Remar

A Remar é talvez a mais conhecida organização de reutilização solidária em Portugal. É certamente aquela que mais contacto tem com o público, através das suas 35 lojas espalhadas pelo país. 

Em 1989, ano em que chegou a Portugal (nasceu em Espanha), veio desempenhar um papel fundamental na reinserção de toxicodependentes. Estava-se no auge das drogas duras (e das situações de miséria de rua com ele relacionadas); presença assídua nos locais de consumo, a Remar mudou o rumo de muitas vidas com a sua proposta de acompanhamento (nomeadamente espiritual), alojamento e alimentação. Jorge Pereira, hoje responsável pela comunicação, lembra-se desse tempo, em que com infraestruturas de acolhimento inferiores às de hoje e com dias em que entravam 20 pessoas novas, não raro um utente mais antigo se via obrigado a ceder a cama a um recém-chegado. Não havia listas de espera; a instituição estava, e continua a estar, sempre pronta a acolher. Hoje o perfil dos beneficiários é diferente; há menos toxicodependência, mais sem abrigo (muitos com problemas de alcoolismo), e são mais regulares as passagens sucessivas de uma mesma pessoa pela instituição.

A Remar opera também uma igreja evangélica.

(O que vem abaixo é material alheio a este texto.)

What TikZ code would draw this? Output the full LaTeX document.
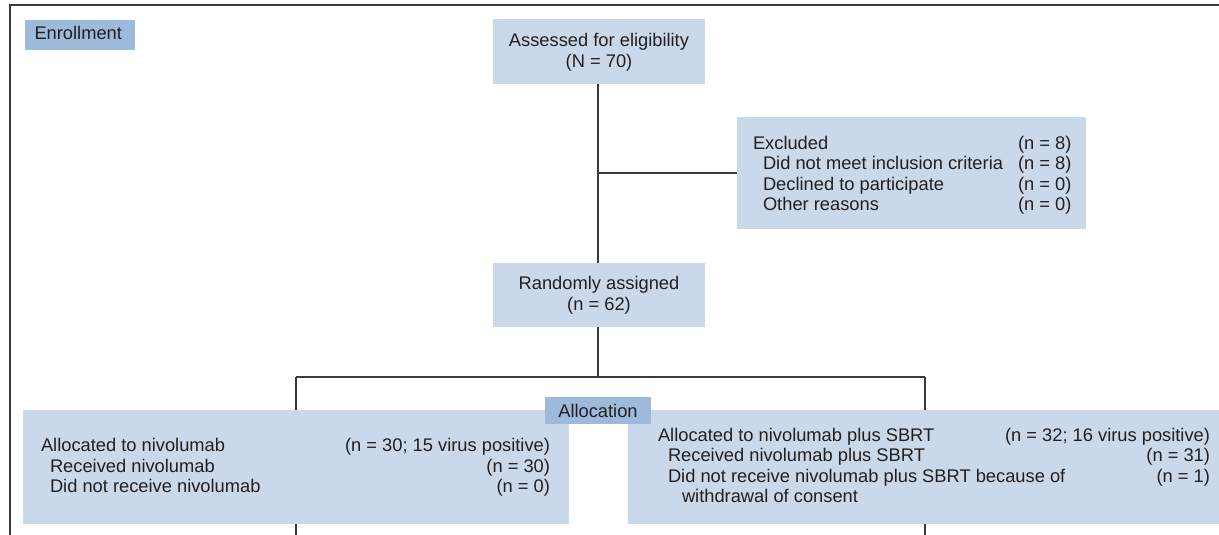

Curiosamente, a igreja não precedeu o projeto de reinserção social; veio depois, para “preencher um vazio” na vida dos beneficiários “que só a prática do amor ao próximo pode colmatar”, nas palavras de Jorge Pereira.

São os particulares que doam a maioria dos bens que a Remar recebe, e é a estes que a organização os vende. Mas há também parceiros institucionais importantes: a Segurança Social e os Hospitais, que encaminham utentes (embora por vezes estes não tenham um perfil compatível com a respostas da Remar); estabelecimentos prisionais, dos quais chegam reclusos em licença de saída jurisdicional (“precárias”) ou a cumprir penas em regime aberto. A organização tem algumas parcerias de negócio, nomeadamente com a Infraestruturas de Portugal (para transporte de arquivos) e a Molaflex (substituição de colchões em hotéis). 

Porque a qualidade dos bens doados tem baixado – com implicações em termos de custos, dadas as taxas de deposição em aterro dos materiais que ficam por escoar – a Remar começou a vender também mobiliário novo, importado da China em grandes quantidades pela Remar Espanha que depois o distribui pelas várias lojas ibéricas. Mas a grande maioria dos bens transacionados continua a ser de segunda-mão.

Valdemiro Silva

Rua Possidónio da Silva, 104

No centro Remar da rua Possidónio da Silva, em Lisboa, vivem 20 pessoas. A trabalhar na loja (espaçoso rés-do-chão e cave), encontrámos Valdemiro Silva, 60 anos. A Remar é a sua casa há 25, após uma trajetória de consumo de drogas, criminalidade e prisão. De saúde frágil, faz hemodiálise três vezes por semana; quando está ausente, a secção de roupa e calçado, por ele gerida, fica fechada. Gostava de ter sido psicólogo, mas “pisou o risco, e pisou-o mal”; hoje vive reservado, “farto do mundo” mas conversando generosamente com quem o quiser ouvir, certo de que “se não fosse Deus”, que encontrou através da Remar, “estava preso ou estava morto”.